### WHAT TO PRODUCE
What is to be printed is the span of lines starting at the one containing "Emit a Python" and ending at the one containing "5.45, 6.35, 7.0]", reproduced exactly with pictures left out.

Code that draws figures

______

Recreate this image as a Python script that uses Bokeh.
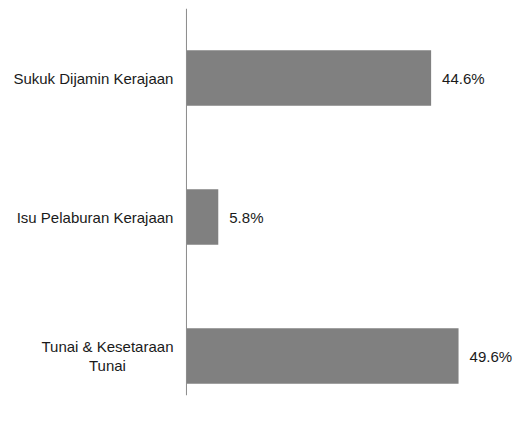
from bokeh.plotting import figure
from bokeh.models import ColumnDataSource, Range1d, Label, Span
from bokeh.core.properties import value
from bokeh.embed import file_html
from bokeh.resources import INLINE

categories = ["Sukuk Dijamin Kerajaan", "Isu Pelaburan Kerajaan", "Tunai & Kesetaraan\nTunai"]
values = [44.6, 5.8, 49.6]
value_labels = ["44.6%", "5.8%", "49.6%"]

FONT = "Liberation Sans"
FS = "15px"
TXT = "#1a1a1a"

pos = list(range(len(categories)))
src = ColumnDataSource(dict(y=pos, v=values, lab=value_labels))

p = figure(width=514, height=421, output_backend="svg", toolbar_location=None,
           x_range=Range1d(-33.9, 59.8), y_range=Range1d(2.284, -0.5),
           min_border_left=0, min_border_right=0, min_border_top=8, min_border_bottom=26)
p.outline_line_color = None
p.background_fill_color = "white"
p.border_fill_color = "white"
p.xgrid.visible = False
p.ygrid.visible = False
p.axis.visible = False

# category axis line at zero
p.add_layout(Span(location=0, dimension="height", line_color="#8a8a8a", line_width=1))

p.hbar(y="y", right="v", left=0, height=0.4, source=src, fill_color="#808080", line_color=None)
p.text(x="v", y="y", text="lab", source=src, x_offset=11, text_align="left", text_baseline="middle",
       text_font_size=FS, text_color=TXT, text_font=value(FONT))

# category labels: single-line right-aligned, wrapped ones with centred lines
for i, c in zip(pos, categories):
    if "\n" in c:
        p.add_layout(Label(x=0, y=i, text=c, x_offset=-79, text_align="center", text_baseline="middle",
                           text_font=FONT, text_font_size=FS, text_color=TXT, text_line_height=1.13))
    else:
        p.add_layout(Label(x=0, y=i, text=c, x_offset=-13, text_align="right", text_baseline="middle",
                           text_font=FONT, text_font_size=FS, text_color=TXT))

open("out.html", "w").write(file_html(p, INLINE))
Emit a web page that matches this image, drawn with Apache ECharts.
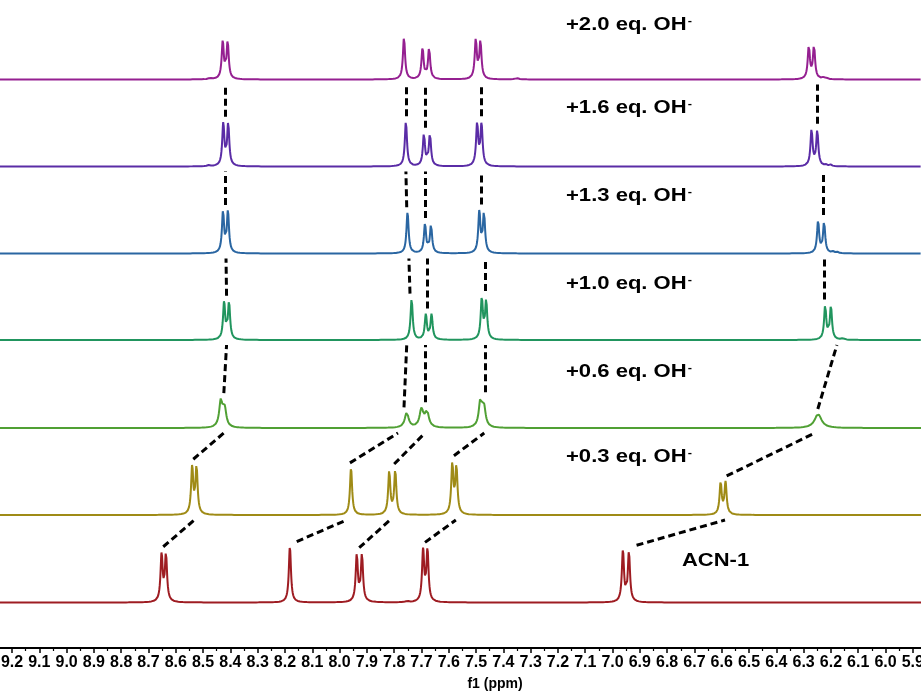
<!DOCTYPE html>
<html>
<head>
<meta charset="utf-8">
<script src="https://cdn.jsdelivr.net/npm/echarts@6/dist/echarts.min.js"></script>
<style>html,body{margin:0;padding:0;background:#fff;}#c{width:921px;height:691px;}</style>
</head>
<body>
<div id="c"></div>
<script>
// ---------- axis tick labels (ppm) ----------
const majorTicks = [9.2, 9.1, 9.0, 8.9, 8.8, 8.7, 8.6, 8.5, 8.4, 8.3, 8.2, 8.1, 8.0, 7.9, 7.8, 7.7, 7.6, 7.5, 7.4, 7.3, 7.2, 7.1, 7.0, 6.9, 6.8, 6.7, 6.6, 6.5, 6.4, 6.3, 6.2, 6.1, 6.0, 5.9];
const minorTicks = [9.15, 9.05, 8.95, 8.85, 8.75, 8.65, 8.55, 8.45, 8.35, 8.25, 8.15, 8.05, 7.95, 7.85, 7.75, 7.65, 7.55, 7.45, 7.35, 7.25, 7.15, 7.05, 6.95, 6.85, 6.75, 6.65, 6.55, 6.45, 6.35, 6.25, 6.15, 6.05, 5.95];

// ---------- spectra (bottom to top) ----------
const spectrumNames = ['ACN-1', '+0.3 eq. OH', '+0.6 eq. OH', '+1.0 eq. OH', '+1.3 eq. OH', '+1.6 eq. OH', '+2.0 eq. OH'];

// peak tables: [shift ppm, intensity, half width ppm]
const peaksACN1 = [
  [8.652, 47, 0.0047], [8.636, 47, 0.0047],
  [8.182, 56, 0.0047],
  [7.937, 47, 0.0047], [7.918, 47, 0.0047],
  [7.694, 51, 0.0047], [7.678, 51, 0.0047],
  [6.962, 51, 0.0047], [6.940, 50, 0.0047],
  [7.752, 1, 0.006]
];
const peaksEq03 = [
  [8.540, 47, 0.0047], [8.524, 47, 0.0047],
  [7.958, 47, 0.0047],
  [7.818, 43, 0.0047], [7.796, 44, 0.0047],
  [7.587, 50, 0.0047], [7.572, 47, 0.0047],
  [6.604, 32, 0.0047], [6.586, 32, 0.0047]
];
const peaksEq06 = [
  [8.435, 26, 0.0072], [8.421, 18, 0.0072],
  [7.754, 15, 0.0085],
  [7.700, 18, 0.0082], [7.680, 16, 0.0082],
  [7.484, 26, 0.0072], [7.471, 19, 0.0072],
  [6.247, 14, 0.015]
];
const peaksEq10 = [
  [8.423, 37, 0.0047], [8.405, 37, 0.0047],
  [7.736, 41, 0.0047],
  [7.684, 25, 0.0047], [7.663, 25, 0.0047],
  [7.479, 41, 0.0047], [7.463, 38, 0.0047],
  [6.221, 34, 0.0047], [6.200, 33, 0.0047],
  [6.156, 1.5, 0.006]
];
const peaksEq13 = [
  [8.427, 41, 0.0047], [8.409, 41, 0.0047],
  [7.751, 41, 0.0047],
  [7.687, 29, 0.0047], [7.665, 28, 0.0047],
  [7.488, 41, 0.0047], [7.471, 40, 0.0047],
  [6.247, 32, 0.0047], [6.225, 31, 0.0047],
  [6.193, 1.5, 0.005], [6.178, 1.5, 0.005]
];
const peaksEq16 = [
  [8.426, 42, 0.0047], [8.408, 42, 0.0047],
  [7.757, 45, 0.0047],
  [7.691, 32, 0.0047], [7.669, 32, 0.0047],
  [7.496, 42, 0.0047], [7.480, 41, 0.0047],
  [6.271, 36, 0.0047], [6.250, 35, 0.0047],
  [6.219, 1.5, 0.005], [6.201, 1.5, 0.005],
  [8.480, 1, 0.006]
];
const peaksEq20 = [
  [8.428, 37, 0.0047], [8.410, 37, 0.0047],
  [7.764, 42, 0.0047],
  [7.696, 31, 0.0047], [7.672, 31, 0.0047],
  [7.501, 39, 0.0047], [7.484, 37, 0.0047],
  [6.281, 33, 0.0047], [6.262, 33, 0.0047],
  [6.230, 1.5, 0.005], [6.217, 1.5, 0.005],
  [7.350, 1.2, 0.008], [8.475, 1.2, 0.006]
];
const spectraPeaks = [peaksACN1, peaksEq03, peaksEq06, peaksEq10, peaksEq13, peaksEq16, peaksEq20];

// dashed correlation lines: for each tracked proton, [shift in lower spectrum, shift in upper spectrum]
const trackA = [[8.646, 8.532], [8.536, 8.424], [8.424, 8.414], [8.414, 8.416], [8.420, 8.420], [8.420, 8.420]];
const trackB = [[8.157, 7.974], [7.962, 7.786], [7.764, 7.754], [7.742, 7.746], [7.754, 7.757], [7.757, 7.757]];
const trackC = [[7.928, 7.815], [7.800, 7.687], [7.687, 7.687], [7.679, 7.679], [7.687, 7.687], [7.687, 7.687]];
const trackD = [[7.687, 7.574], [7.581, 7.470], [7.467, 7.467], [7.467, 7.467], [7.482, 7.482], [7.482, 7.482]];
const trackE = [[6.912, 6.588], [6.582, 6.259], [6.248, 6.178], [6.226, 6.226], [6.229, 6.229], [6.249, 6.249]];
const tracks = [trackA, trackB, trackC, trackD, trackE];

// ---------- layout ----------
const axisMin = 5.870, axisMax = 9.244;
const stackOffsets = [45.5, 133, 220, 308, 394.5, 481.5, 568.5];
const colors = ['#9E1C22', '#9F8B16', '#50A034', '#21955E', '#2A66A2', '#5A2CA6', '#952091'];
const labelY = [null, 457, 372, 284, 196, 108, 25];
const step = 0.0007;

function shape(peaks, x) {
  let s = 0;
  for (const [c, h, w] of peaks) { const d = (x - c) / w; s += h / (1 + d * d); }
  return s;
}
function buildSeriesData(peaks, off) {
  const out = [];
  const n = Math.ceil((axisMax - axisMin) / step);
  for (let i = 0; i <= n; i++) {
    const x = axisMax - i * step;
    out.push([x, off + shape(peaks, x)]);
  }
  return out;
}
function topNear(peaks, ppm) {
  let m = 0;
  for (let x = ppm - 0.03; x <= ppm + 0.03; x += 0.0004) m = Math.max(m, shape(peaks, x));
  return m;
}

const series = spectraPeaks.map((pk, i) => ({
  type: 'line', name: spectrumNames[i], data: buildSeriesData(pk, stackOffsets[i]),
  showSymbol: false, symbol: 'none', silent: true, animation: false,
  lineStyle: { color: colors[i], width: 2 }, z: 2
}));

const connectorData = [];
tracks.forEach(tr => tr.forEach(([from, to], i) => {
  connectorData.push({ coords: [[from, stackOffsets[i] + topNear(spectraPeaks[i], from) + 5], [to, stackOffsets[i + 1] - 5]] });
}));
series.push({
  type: 'lines', coordinateSystem: 'cartesian2d', polyline: false, silent: true, animation: false,
  data: connectorData, z: 5,
  lineStyle: { color: '#000', width: 3, type: [7, 4], opacity: 1, curveness: 0, cap: 'butt' }
});

const FONT = '"Liberation Sans", Arial, sans-serif';
const graphics = [];
for (let i = 1; i < spectrumNames.length; i++) {
  graphics.push({
    type: 'text', x: 566, y: labelY[i], scaleX: 1.16, silent: true,
    style: {
      text: '{a|' + spectrumNames[i] + '}{s|-}',
      verticalAlign: 'middle', align: 'left',
      rich: {
        a: { fontSize: 19, fontWeight: 'bold', fontFamily: FONT, fill: '#000', lineHeight: 22 },
        s: { fontSize: 11, fontWeight: 'bold', fontFamily: FONT, fill: '#000', verticalAlign: 'top', lineHeight: 12, padding: [1, 0, 0, 1] }
      }
    }
  });
}
graphics.push({
  type: 'text', x: 682, y: 561, scaleX: 1.22, silent: true,
  style: { text: spectrumNames[0], fontSize: 18, fontWeight: 'bold', fontFamily: FONT, fill: '#000', verticalAlign: 'middle', align: 'left' }
});
graphics.push({
  type: 'text', x: 495, y: 684, silent: true,
  style: { text: 'f1 (ppm)', fontSize: 14, fontWeight: 'bold', fontFamily: FONT, fill: '#000', verticalAlign: 'middle', align: 'center' }
});

const chart = echarts.init(document.getElementById('c'), null, { renderer: 'canvas' });
chart.setOption({
  animation: false,
  backgroundColor: '#fff',
  grid: { left: 0, right: 0, top: 0, bottom: 43, containLabel: false, outerBoundsMode: 'none' },
  xAxis: [
    {
      type: 'value', inverse: true, min: axisMin, max: axisMax, position: 'bottom',
      splitLine: { show: false },
      axisLine: { show: true, onZero: false, lineStyle: { color: '#000', width: 2 } },
      axisTick: { show: true, customValues: majorTicks, length: 5, lineStyle: { color: '#000', width: 1.5 } },
      axisLabel: {
        show: true, customValues: majorTicks, margin: 7, color: '#000', fontSize: 16, fontWeight: 'bold',
        fontFamily: FONT, formatter: v => Number(v).toFixed(1), hideOverlap: false
      }
    },
    {
      type: 'value', inverse: true, min: axisMin, max: axisMax, position: 'bottom',
      splitLine: { show: false },
      axisLine: { show: false, onZero: false },
      axisTick: { show: true, customValues: minorTicks, length: 3, lineStyle: { color: '#000', width: 1.2 } },
      axisLabel: { show: false }
    }
  ],
  yAxis: { type: 'value', min: 0, max: 648, show: false },
  series: series,
  graphic: graphics
});
</script>
</body>
</html>
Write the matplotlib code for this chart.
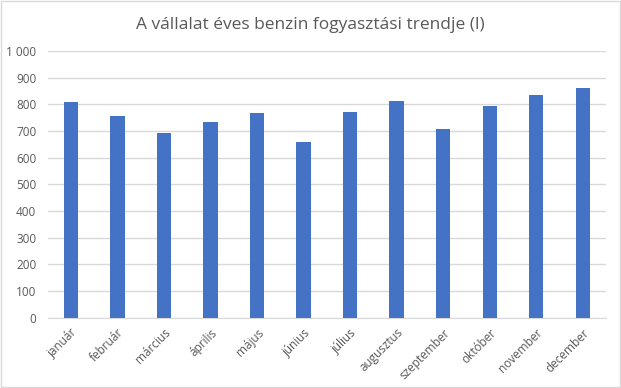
import numpy as np
import matplotlib.pyplot as plt
from matplotlib.patches import Rectangle

honapok = ['január', 'február', 'március', 'április', 'május', 'június',
           'július', 'augusztus', 'szeptember', 'október', 'november', 'december']
fogyasztas = [808, 756, 693, 733, 769, 658, 771, 813, 708, 793, 835, 860]
y_ticks = [0, 100, 200, 300, 400, 500, 600, 700, 800, 900, 1000]

plt.rcParams['font.family'] = ['Open Sans', 'DejaVu Sans']

fig = plt.figure(figsize=(6.21, 3.88), dpi=100)
ax = fig.add_axes([0.0765, 0.181, 0.8995, 0.6876])

x = np.arange(len(honapok))
ax.bar(x, fogyasztas, width=0.31, color='#4472C4', zorder=3)

ax.set_xlim(-0.5, len(honapok) - 0.5)
ax.set_ylim(0, 1000)
ax.set_yticks(y_ticks)
ax.set_yticklabels([f'{v:,}'.replace(',', ' ') for v in y_ticks])
ax.set_xticks(x)
ax.set_xticklabels(honapok, rotation=45, ha='right', va='top', rotation_mode='anchor')

ax.grid(axis='y', color='#d9d9d9', linewidth=1, zorder=0)
for s in ['top', 'right', 'left']:
    ax.spines[s].set_visible(False)
ax.spines['bottom'].set_color('#d9d9d9')
ax.tick_params(length=0, colors='#595959', labelsize=8.5)
ax.tick_params(axis='x', pad=6)
ax.tick_params(axis='y', pad=8)

fig.suptitle('A vállalat éves benzin fogyasztási trendje (l)', y=0.955,
             fontsize=12.5, color='#595959')

# keret a diagram körül
fig.patches.append(Rectangle((0.001, 0.002), 0.997, 0.995, transform=fig.transFigure,
                             fill=False, edgecolor='#d9d9d9', linewidth=1))

fig.savefig('out.png', dpi=100)
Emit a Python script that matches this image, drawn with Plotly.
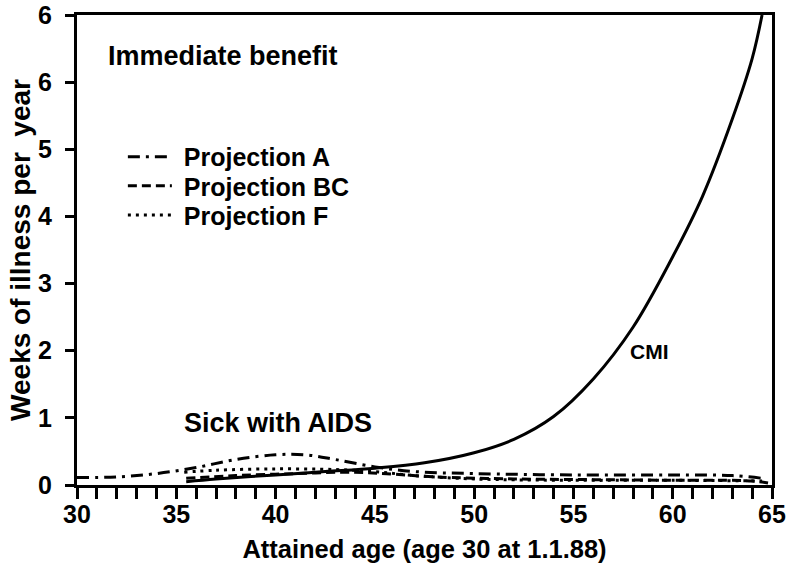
import plotly.graph_objects as go

# CMI standard sickness (weeks of illness per year by attained age)
cmi_age = [35.5, 37, 40, 42.5, 45, 47.5, 50, 52, 54, 56, 58, 60, 61.5, 63, 64, 64.5]
cmi_val = [0.05, 0.09, 0.15, 0.20, 0.25, 0.33, 0.48, 0.68, 1.02, 1.58, 2.35, 3.40, 4.30, 5.45, 6.35, 7.0]

# Sick with AIDS, by projection
a_age = [30, 32, 34, 36, 38, 40, 41.5, 43, 45, 47, 50, 55, 60, 63, 64.5]
a_val = [0.11, 0.12, 0.17, 0.26, 0.38, 0.45, 0.45, 0.38, 0.27, 0.20, 0.17, 0.15, 0.15, 0.14, 0.10]

bc_age = [35.5, 38, 41, 44, 46, 48, 52, 56, 60, 64, 64.8]
bc_val = [0.10, 0.14, 0.17, 0.19, 0.16, 0.12, 0.09, 0.08, 0.07, 0.06, 0.03]

f_age = [35.4, 37, 40, 43, 45, 47, 50, 55, 60, 64.5]
f_val = [0.19, 0.22, 0.24, 0.23, 0.20, 0.14, 0.09, 0.07, 0.07, 0.06]

x_ticks = list(range(30, 66))
x_labels = [str(v) if v % 5 == 0 else "" for v in x_ticks]
y_ticks = [0, 1, 2, 3, 4, 5, 6, 7]
y_labels = ["0", "1", "2", "3", "4", "5", "6", "6"]

FONT = "Liberation Sans, Arial, Helvetica, sans-serif"
LW = 3
GAP = "\u00a0"  # a little extra room between legend sample and label

fig = go.Figure()
fig.add_trace(go.Scatter(x=cmi_age, y=cmi_val, mode="lines", showlegend=False,
                         line=dict(color="black", width=LW, shape="spline")))
fig.add_trace(go.Scatter(x=a_age, y=a_val, mode="lines", name=GAP + "Projection A", legend="legend",
                         line=dict(color="black", width=LW, dash="12px,6px,3px,6px", shape="spline")))
fig.add_trace(go.Scatter(x=bc_age, y=bc_val, mode="lines", name=GAP + "Projection BC", legend="legend2",
                         line=dict(color="black", width=LW, dash="9px,5px", shape="spline")))
fig.add_trace(go.Scatter(x=f_age, y=f_val, mode="lines", name=GAP + "Projection F", legend="legend3",
                         line=dict(color="black", width=LW, dash="3px,5px", shape="spline")))

# one legend box per projection so the rows sit close together
leg_common = dict(x=0.066, xanchor="left", yanchor="middle", bgcolor="rgba(0,0,0,0)",
                  font=dict(size=25, weight="bold"), itemwidth=44)

fig.update_layout(
    width=788, height=574,
    margin=dict(l=77, r=16, t=15, b=89),
    paper_bgcolor="white", plot_bgcolor="white",
    font=dict(family=FONT, color="black", size=20, weight="bold"),
    legend=dict(y=0.698, **leg_common),
    legend2=dict(y=0.636, **leg_common),
    legend3=dict(y=0.574, **leg_common),
    xaxis=dict(range=[30, 65], tickmode="array", tickvals=x_ticks, ticktext=x_labels,
               ticks="outside", ticklen=11, tickwidth=3, tickcolor="black",
               showline=True, linewidth=3, linecolor="black", mirror=True,
               showgrid=False, zeroline=False, ticklabelstandoff=-6, automargin=False,
               tickfont=dict(size=25, weight="bold"),
               title=dict(text="Attained age (age 30 at 1.1.88)",
                          font=dict(size=25.5, weight="bold"), standoff=14)),
    yaxis=dict(range=[0, 7], tickmode="array", tickvals=y_ticks, ticktext=y_labels,
               ticks="outside", ticklen=9, tickwidth=3, tickcolor="black",
               showline=True, linewidth=3, linecolor="black", mirror=True,
               showgrid=False, zeroline=False, ticklabelstandoff=8, automargin=False,
               tickfont=dict(size=25, weight="bold"),
               title=dict(text="Weeks of illness per  year",
                          font=dict(size=28, weight="bold"), standoff=0)),
    annotations=[
        dict(x=0.042, y=0.912, xref="paper", yref="paper", xanchor="left", yanchor="middle",
             text="Immediate benefit", showarrow=False, font=dict(size=27, weight="bold")),
        dict(x=0.151, y=0.132, xref="paper", yref="paper", xanchor="left", yanchor="middle",
             text="Sick with AIDS", showarrow=False, font=dict(size=27, weight="bold")),
        dict(x=0.793, y=0.283, xref="paper", yref="paper", xanchor="left", yanchor="middle",
             text="CMI", showarrow=False, font=dict(size=21, weight="bold")),
    ],
)

fig.write_html("out.html")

______

### TASK SOLUTION
Emit a Python script that matches this image, drawn with Plotly.
import plotly.graph_objects as go

# CMI standard sickness (weeks of illness per year by attained age)
cmi_age = [35.5, 37, 40, 42.5, 45, 47.5, 50, 52, 54, 56, 58, 60, 61.5, 63, 64, 64.5]
cmi_val = [0.05, 0.09, 0.15, 0.20, 0.25, 0.33, 0.48, 0.68, 1.02, 1.58, 2.35, 3.40, 4.30, 5.45, 6.35, 7.0]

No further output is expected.